Dal tempo di Dario I in poi i magi furono i sacerdoti ufficiali dei re achemenidi e giocarono un ruolo fondamentale alla corte reale, godendo così di una grande influenza. Insieme alle loro funzioni religiose, tra cui l'esecuzione di libagioni cultuali verso fiumi e montagne e l'attuazione di sacrifici animali, erano anche impegnati in attività amministrative ed economiche. Nel loro ruolo di sacerdoti ufficiali appaiono non solo nella stessa Persepoli, ma anche in tutto l'Iran sud-occidentale [3].
Probabilmente alcuni magi giunsero anche a Babilonia per eseguire rituali religiosi per i Persiani e i Medi che rimasero in quel paese come ufficiali reali e soldati.
Da un documento aramaico redatto nel 434 a.C. si evince che dei magi giunsero ad Elefantina, dove fu fondata una colonia militare dall'amministrazione persiana. In questo testo, il nome Mithrasarah Magus, di probabile derivazione iranica, appare tra i testimoni di un documento legale privato in cui un colono ebreo dà a sua moglie metà della sua casa, a testimonianza delle funzioni legali-amministrative dei magi.

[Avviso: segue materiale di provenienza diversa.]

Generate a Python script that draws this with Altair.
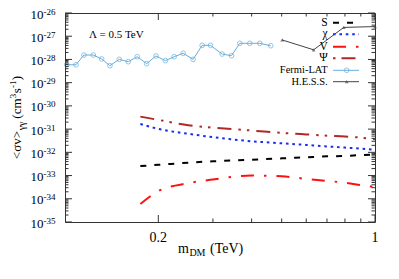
import altair as alt
import pandas as pd

FONT = "Liberation Serif"
W, H = 310, 209

# ---- data ----
m_theory = [0.175, 0.2, 0.25, 0.3, 0.4, 0.5, 0.6, 0.7, 0.8, 0.9, 1.0]
S_vals = [2.57e-33, 2.9e-33, 3.6e-33, 4.1e-33, 4.8e-33, 5.5e-33, 6.1e-33, 6.7e-33, 7.0e-33, 7.6e-33, 8.0e-33]
chi_vals = [1.66e-31, 1.02e-31, 6.3e-32, 4.5e-32, 3.0e-32, 2.45e-32, 2.08e-32, 1.8e-32, 1.6e-32, 1.44e-32, 1.3e-32]
V_vals = [5.9e-35, 2.14e-34, 4.7e-34, 6.8e-34, 1.0e-33, 9.3e-34, 7.2e-34, 5.9e-34, 4.9e-34, 3.9e-34, 3.2e-34]
Psi_vals = [3.45e-31, 2.5e-31, 1.47e-31, 1.15e-31, 8.7e-32, 6.9e-32, 5.9e-32, 5.2e-32, 4.8e-32, 4.3e-32, 3.7e-32]

fermi_m = [0.1013, 0.1085, 0.1151, 0.1234, 0.1313, 0.1396, 0.1496, 0.1600, 0.1710, 0.1834,
           0.1965, 0.2108, 0.2250, 0.2405, 0.2590, 0.2770, 0.2946, 0.3212, 0.3443, 0.3663,
           0.3945, 0.4249, 0.4610]
fermi_sv = [5.9e-29, 5.9e-29, 1.55e-28, 1.55e-28, 1.05e-28, 5.4e-29, 1.01e-28, 8.0e-29, 1.31e-28, 6.6e-29,
            1.41e-28, 8.9e-29, 1.31e-28, 1.84e-28, 1.01e-28, 4.06e-28, 4.06e-28, 1.71e-28, 1.45e-28, 4.96e-28,
            4.96e-28, 4.96e-28, 3.9e-28]

hess_m = [0.502, 0.634, 0.793, 1.0]
hess_sv = [6.9e-28, 2.6e-28, 2.4e-27, 2.6e-27]

y_decades = [-35, -34, -33, -32, -31, -30, -29, -28, -27, -26]
x_ticks = [0.2, 0.3, 0.4, 0.5, 0.6, 0.7, 0.8, 0.9, 1.0]
x_major = [0.2, 1.0]
x_labels = ["0.2", "1"]

legend_names = ["S", "χ", "V", "Ψ", "Fermi-LAT", "H.E.S.S."]
annotation = "Λ = 0.5 TeV"

# ---- scales ----
xs = alt.Scale(type="log", domain=[0.1, 1.0], nice=False)
ys = alt.Scale(type="log", domain=[1e-35, 1e-26], nice=False)
X = lambda f: alt.X(f, scale=xs, axis=None)
Y = lambda f: alt.Y(f, scale=ys, axis=None)

layers = []

BLUE = "#1a2cf0"
CHI_DASH = [2.6, 3.8]

# theory curves
styles = [
    (S_vals, "black", [6, 8], 2.0),
    (chi_vals, BLUE, CHI_DASH, 2.0),
    (V_vals, "#ff1010", [13, 10, 2.5, 10], 2.0),
    (Psi_vals, "#b02828", [14, 7, 2.5, 6, 2.5, 7], 2.0),
]
for vals, col, dash, sw in styles:
    df = pd.DataFrame({"m": m_theory, "sv": vals})
    layers.append(alt.Chart(df).mark_line(color=col, strokeDash=dash, strokeWidth=sw,
                                          interpolate="monotone")
                  .encode(x=X("m:Q"), y=Y("sv:Q")))

# Fermi-LAT
fdf = pd.DataFrame({"m": fermi_m, "sv": fermi_sv})
FCOL = "#66aede"
layers.append(alt.Chart(fdf).mark_line(color=FCOL, strokeWidth=1).encode(x=X("m:Q"), y=Y("sv:Q")))
layers.append(alt.Chart(fdf).mark_point(color=FCOL, shape="circle", filled=False, size=22, strokeWidth=1)
              .encode(x=X("m:Q"), y=Y("sv:Q")))

# H.E.S.S.
hdf = pd.DataFrame({"m": hess_m, "sv": hess_sv})
HCOL = "#444444"
layers.append(alt.Chart(hdf).mark_line(color=HCOL, strokeWidth=1).encode(x=X("m:Q"), y=Y("sv:Q")))
layers.append(alt.Chart(hdf).mark_point(color=HCOL, shape="triangle-up", filled=True, size=14)
              .encode(x=X("m:Q"), y=Y("sv:Q")))

# ---- inward ticks ----
ymaj = pd.DataFrame({"v": [10.0 ** d for d in y_decades]})
ymin = pd.DataFrame({"v": [k * 10.0 ** d for d in y_decades[:-1] for k in range(2, 10)]})
TC = "#333333"
for df, ln in [(ymaj, 7), (ymin, 3.5)]:
    layers.append(alt.Chart(df).mark_rule(color=TC, strokeWidth=1)
                  .encode(y=Y("v:Q"), x=alt.value(0), x2=alt.value(ln)))
    layers.append(alt.Chart(df).mark_rule(color=TC, strokeWidth=1)
                  .encode(y=Y("v:Q"), x=alt.value(W - ln), x2=alt.value(W)))
for v in x_ticks:
    ln = 7 if v in x_major else 3.5
    d = pd.DataFrame({"v": [v]})
    layers.append(alt.Chart(d).mark_rule(color=TC, strokeWidth=1)
                  .encode(x=X("v:Q"), y=alt.value(H - ln), y2=alt.value(H)))
    layers.append(alt.Chart(d).mark_rule(color=TC, strokeWidth=1)
                  .encode(x=X("v:Q"), y=alt.value(0), y2=alt.value(ln)))

# ---- tick labels ----
ylab = pd.DataFrame({"v": [10.0 ** d for d in y_decades],
                     "base": ["10"] * len(y_decades),
                     "exp": [str(d) for d in y_decades]})
layers.append(alt.Chart(ylab).mark_text(font=FONT, fontSize=13, align="right", baseline="middle",
                                        dy=1.5, color="black")
              .encode(y=Y("v:Q"), x=alt.value(-21.5), text="base:N"))
layers.append(alt.Chart(ylab).mark_text(font=FONT, fontSize=9, align="left", baseline="middle",
                                        dy=-1.5, color="black")
              .encode(y=Y("v:Q"), x=alt.value(-21.5), text="exp:N"))
xlab = pd.DataFrame({"v": x_major, "t": x_labels})
layers.append(alt.Chart(xlab).mark_text(font=FONT, fontSize=14, align="center", baseline="middle",
                                        color="black")
              .encode(x=X("v:Q"), y=alt.value(H + 16), text="t:N"))


def txt(s, x, y, size=13, align="left", baseline="alphabetic", angle=0, dy=0, color="black"):
    return (alt.Chart(pd.DataFrame({"t": [s]}))
            .mark_text(font=FONT, fontSize=size, align=align, baseline=baseline, angle=angle,
                       dy=dy, color=color)
            .encode(x=alt.value(x), y=alt.value(y), text="t:N"))


TW = {'<': .564, '>': .564, 'σ': .55, 'v': .5, 'γ': .41, '(': .333, ')': .333,
      'c': .444, 'm': .778, '3': .5, 's': .389, '-': .333, '1': .5, 'D': .722, 'M': .889,
      'T': .611, 'e': .444, 'V': .722}


def width(s, size):
    return sum(TW.get(ch, .5) for ch in s) * size


# y title (rotated, composed of pieces): (text, size, baseline shift, gap before)
ypieces = [("<σv>", 13, 0, 0), ("γγ", 10, 3.5, 0.5), ("(cm", 13, 0, 3.5), ("3", 9, -5.5, 0.3),
           ("s", 13, 0, 0.3), ("-1", 9, -5.5, 0.3), (")", 13, 0, 0.3)]
total = sum(width(s, z) + g for s, z, _, g in ypieces)
pos = H / 2 + total / 2
for s, z, d, g in ypieces:
    pos -= g
    layers.append(txt(s, -44, pos, size=z, angle=270, dy=d))
    pos -= width(s, z)

# x title
xpieces = [("m", 14, 0, 0), ("DM", 10, 3, 0.5), ("(TeV)", 14, 0, 4.5)]
pos = 113
for s, z, d, g in xpieces:
    pos += g
    layers.append(txt(s, pos, 240, size=z, dy=d))
    pos += width(s, z)

# annotation
layers.append(txt(annotation, 24, 22, size=11, baseline="middle"))

# ---- legend ----
row_y = [9.7, 21.3, 33.7, 45.3, 57.3, 68.7]
leg_styles = [("black", [6, 8], 2.0), (BLUE, CHI_DASH, 2.0), ("#ff1010", [13, 10, 2.5, 10], 2.0),
              ("#b02828", [2.5, 6, 14, 7], 2.0), (FCOL, None, 1.0), (HCOL, None, 1.0)]
for name, yy, (col, dash, sw) in zip(legend_names, row_y, leg_styles):
    size = 11.5 if len(name) == 1 else 10.5
    layers.append(txt(name, 262.7, yy, size=size, align="right", baseline="middle"))
    kw = dict(color=col, strokeWidth=sw)
    if dash:
        kw["strokeDash"] = dash
    layers.append(alt.Chart(pd.DataFrame({"t": [name]})).mark_rule(**kw)
                  .encode(x=alt.value(268), x2=alt.value(294), y=alt.value(yy)))
layers.append(alt.Chart(pd.DataFrame({"t": ["Fermi-LAT"]}))
              .mark_point(color=FCOL, shape="circle", filled=False, size=22, strokeWidth=1)
              .encode(x=alt.value(281.7), y=alt.value(row_y[4])))
layers.append(alt.Chart(pd.DataFrame({"t": ["H.E.S.S."]}))
              .mark_point(color=HCOL, shape="triangle-up", filled=True, size=14)
              .encode(x=alt.value(281.7), y=alt.value(row_y[5])))

chart = (alt.layer(*layers)
         .properties(width=W, height=H, autosize="none",
                     padding={"left": 57, "top": 5, "right": 16, "bottom": 50})
         .configure_view(stroke="#333333", strokeWidth=1))

chart.save("out.html", embed_options={"renderer": "svg", "actions": False})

L'importanza dei magi durante il periodo achemenide è testimoniata dallo stesso Erodoto che racconta nelle Storie di come Serse non prendesse alcuna importante decisione senza prima interpellare un mago; le abilità profetiche di questi sacerdoti erano ampiamente sfruttate anche in guerra dove i magi si recavano portando con sé il fuoco sacro. Diversi rituali venivano officiati durante le campagne militari affinché tutto andasse a buon fine.
Dalla Cyropedia di Senofonte si evince che i magi svolgessero anche compiti relativi all'educazione scolastica dei principi e prendevano parte al rito di incoronazione di ogni nuovo re.
È anche noto da Arriano che dei magi vennero impiegati come guardie della tomba di Ciro il Grande a Pasargadae, dove sacrificavano periodicamente un cavallo.
Il ruolo dei magi come sacerdoti è noto anche grazie ad alcune dalle loro rappresentazioni in cui sono ritratti in atti rituali; un altare del fuoco con due magi partecipanti è raffigurato su un rilievo del V secolo a.C. trovato a Dascilio, capitale della Frigia ellespontica in Asia Minore, dove appaiono vestiti con tunica e pantaloni, mentre naso e bocca sono coperti. Si conservano anche rilievi del periodo seleucide e arsacide [4].
Ulteriori immagini di magi sono attestate sulle impronte di sigillo su diverse tavolette di argilla di Persepoli. Questi sigilli mostrano due persone sotto l'emblema di Ahura Mazdā, a forma di disco solare, che tengono un mortaio e un pestello davanti ad un altare del fuoco [5].
Nella cultura greca si fece uso del termine mágos per indicare ogni incantatore o mago, ma anche ciarlatani e medicastri, specialmente da filosofi come Eraclito che avevano un atteggiamento scettico riguardo all'arte dell'incantatore e nella letteratura comica (Lucio o l'asino di Luciano di Samosata). In epoca ellenistica mágos iniziò ad essere utilizzato come aggettivo relativo al campo semantico della magia, come nell'espressione magas techne ars magica usata da Filostrato[6]. Inoltre i magi della Persia erano considerati come degli specialisti di magia e astrologia.
Plinio il Vecchio (30,2) affermò: "Senza dubbio la magia sorse in Persia con Zoroastro."
Essi sono anche nominati da Giordano Bruno nel De Magia ove sono definiti come sapienti.[7]